Music producers can have a big influence over the sound of an album. This model can be used for two main purposes:
- Music Discovery: Services like Pandora and Spotify leverage their ability to find music users will like. Production "sound" is another dimension that users may enjoy exploring when searching for new music.
- Music Publishing: The creation and maintenance of a database of music production and ownership credits has been an historically difficult task. When streaming services pay royalties to record labels often creative collaborators do not get paid properly because of missing documentation. This is a step toward "fingerprinting" the creators of a song.
- Spotify API - Contains audio files and song metadata.
- Wikipedia - Record producer labeling.
Identifying a record producer lies in the timbre of a sound. Timbre can be thought of as the "quality" or "identity" of a sound. It's what allows us to tell a flute from a trumpet even if they are playing the same notes. Timbre can be found in the higher-frequency overtones of a sound.

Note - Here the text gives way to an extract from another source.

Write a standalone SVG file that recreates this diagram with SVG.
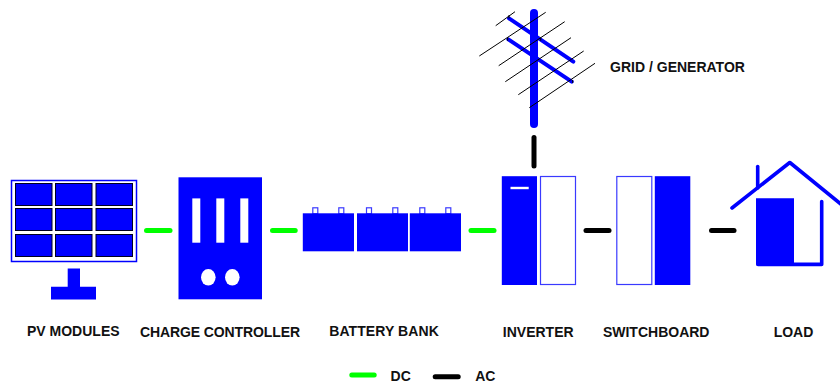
<svg xmlns="http://www.w3.org/2000/svg" width="840" height="385" viewBox="0 0 840 385">
<style>
.f{fill:#0000ff}
.cell{fill:#0000ff;stroke:#000022;stroke-width:1}
.o{fill:#fff;stroke:#3a3aff;stroke-width:1.2}
.dc{stroke:#00ff00;stroke-width:5;stroke-linecap:round;fill:none}
.ac{stroke:#000;stroke-width:5;stroke-linecap:round;fill:none}
.t{font-family:"Liberation Sans",Arial,sans-serif;font-weight:700;font-size:14px;fill:#111;text-anchor:middle}
.b{stroke:#0000ff;fill:none;stroke-linecap:round}
.w{stroke:#000;stroke-width:1;fill:none}
</style>
<g id="connectors">
<path class="dc" d="M146.500 230.400H170"/>
<path class="dc" d="M272.500 230.400H295.200"/>
<path class="dc" d="M471 230.400H494"/>
<path class="ac" d="M586 230.400H609"/>
<path class="ac" d="M711.500 230.400H734"/>
<path class="ac" d="M534 137.500V166"/>
</g>
<g id="pv-modules">
<rect x="11.500" y="180.500" width="125" height="81" fill="#fff" stroke="#0000ff" stroke-width="1.500"/>
<rect class="cell" x="15.500" y="183.500" width="36.500" height="22"/>
<rect class="cell" x="55.500" y="183.500" width="36.500" height="22"/>
<rect class="cell" x="96" y="183.500" width="36.500" height="22"/>
<rect class="cell" x="15.500" y="208.500" width="36.500" height="22"/>
<rect class="cell" x="55.500" y="208.500" width="36.500" height="22"/>
<rect class="cell" x="96" y="208.500" width="36.500" height="22"/>
<rect class="cell" x="15.500" y="234.500" width="36.500" height="22"/>
<rect class="cell" x="55.500" y="234.500" width="36.500" height="22"/>
<rect class="cell" x="96" y="234.500" width="36.500" height="22"/>
<path class="f" d="M67.700 268.400H80V286.700H96V299.400H51V286.700H67.700Z"/>
</g>
<g id="charge-controller">
<rect class="f" x="178.500" y="177.300" width="83.500" height="122"/>
<rect x="192.300" y="198.400" width="8" height="44.300" fill="#fff"/>
<rect x="216.300" y="198.400" width="8" height="44.300" fill="#fff"/>
<rect x="240.300" y="198.400" width="8" height="44.300" fill="#fff"/>
<ellipse cx="208.300" cy="277.300" rx="7.300" ry="8.300" fill="#fff"/>
<ellipse cx="232.300" cy="277.300" rx="7.300" ry="8.300" fill="#fff"/>
</g>
<g id="battery-bank">
<rect class="o" x="312.800" y="207.800" width="5" height="6"/>
<rect class="o" x="338.800" y="207.800" width="5" height="6"/>
<rect class="o" x="366.500" y="207.800" width="5" height="6"/>
<rect class="o" x="392.800" y="207.800" width="5" height="6"/>
<rect class="o" x="419.800" y="207.800" width="5" height="6"/>
<rect class="o" x="445.800" y="207.800" width="5" height="6"/>
<rect class="f" x="302.800" y="213.300" width="51.200" height="38"/>
<rect class="f" x="357" y="213.300" width="51" height="38"/>
<rect class="f" x="409.800" y="213.300" width="51.200" height="38"/>
</g>
<g id="inverter">
<rect class="f" x="501.800" y="176.200" width="35.200" height="108.800"/>
<rect x="510.500" y="186.800" width="18.200" height="2.400" fill="#fff"/>
<rect class="o" x="540.500" y="176.500" width="35" height="108"/>
</g>
<g id="switchboard">
<rect class="o" x="616.800" y="176.500" width="35" height="108"/>
<rect class="f" x="654.800" y="176.200" width="35.500" height="108.800"/>
</g>
<g id="load">
<path class="b" stroke-width="3.600" stroke-linejoin="round" d="M732 208L789.800 162.500L842 205"/>
<path class="b" stroke-width="3.600" d="M757.700 166.500V188"/>
<path class="f" d="M756 198.300H794V264H820V266H758Q756 266 756 264Z"/>
<path class="b" stroke-width="3.600" stroke-linejoin="round" d="M758 264.400H821.700V201.500"/>
</g>
<g id="grid-generator">
<path class="b" stroke-width="8" d="M534 13V124"/>
<path class="b" stroke-width="4" d="M509 18.300L573.300 61.700"/>
<path class="b" stroke-width="4" d="M508.300 39.300L571.700 81.700"/>
<path class="w" d="M495.700 25.700L515 11.700"/>
<path class="w" d="M479.300 56L545.700 12.300"/>
<path class="w" d="M498.700 65.700L564.700 21.700"/>
<path class="w" d="M505.300 81.700L571 37.700"/>
<path class="w" d="M518.300 94.700L583.700 51"/>
<path class="w" d="M529.300 107.700L595 63.300"/>
<path class="w" d="M509 15V18.500"/>
<path class="w" d="M507.700 37.500V40.700"/>
<path class="w" d="M540.700 37.500V40.700"/>
<path class="w" d="M572.700 80V83"/>
</g>
<g id="labels">
<text class="t" x="73.300" y="336">PV MODULES</text>
<text class="t" x="220" y="337" textLength="160">CHARGE CONTROLLER</text>
<text class="t" x="384" y="336" textLength="109.500">BATTERY BANK</text>
<text class="t" x="538.200" y="337">INVERTER</text>
<text class="t" x="656.200" y="337">SWITCHBOARD</text>
<text class="t" x="793.500" y="337">LOAD</text>
<text class="t" x="677.500" y="72">GRID / GENERATOR</text>
<text class="t" x="400.700" y="381">DC</text>
<text class="t" x="485.300" y="381">AC</text>
</g>
<g id="legend">
<path class="dc" d="M351.800 375H374.200"/>
<path class="ac" d="M435.200 376.700H458.200"/>
</g>
</svg>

Audio mp3 clips 30-seconds long from 1000 songs (10 producers, 100 songs each) were converted to .WAV files and run through a highpass filter to accentuate the timbre frequencies. For each clip, the Mel-Frequency Cepstral Coefficients (MFCCs) were calculated.
MFCCs, very generally, are a set of values that correspond to the timbre of a sound.
More technically, MFCCs are calculated by first taking the Fast Fourier Transform (FFT) of a waveform to convert from amplitude-time space to frequency-time space. Then, each frequency power spectrum of the FFT is treated as its own wavelet and is decomposed further using the Discrete Cosine Transform (DCT). The resulting values are the Mel-Frequency Cepstral Coefficients. The figure below shows an example of the audio processing.
After processing, each song has about 24,000 MFCCs (20 in the frequency dimension, 1200 in the time dimension). Principal Component Analysis (PCA) was used to reduce the dimensionality to 12 sonic eigenvectors.
A K-Nearest Neighbors (KNN) algorithm was used to identify the most likely producers for any new song. The figure below shows how an example of how the KNN algorithm works.
The model was tested on a 300-song testing set. The multiclass accuracy for 10 balanced classes of producers was 44% compared to a baseline of 10%.
The data were then plotted on a 2D t-SNE plot to show the relative clustering of songs.
An interactive t-SNE plot can be found here.
- Deconvolution of Variables:
- Artist/Album/Instrumentation
- More accurate labeling
- Scale:
- More songs/producers
- Parallelize and deploy on AWS/Spark
- Feature Engineering:
- More Audio Processing/Reverse Engineering
- Remove music structure by breaking songs into beats
- Modeling:
- Neural Networks with Tensorflow/Keras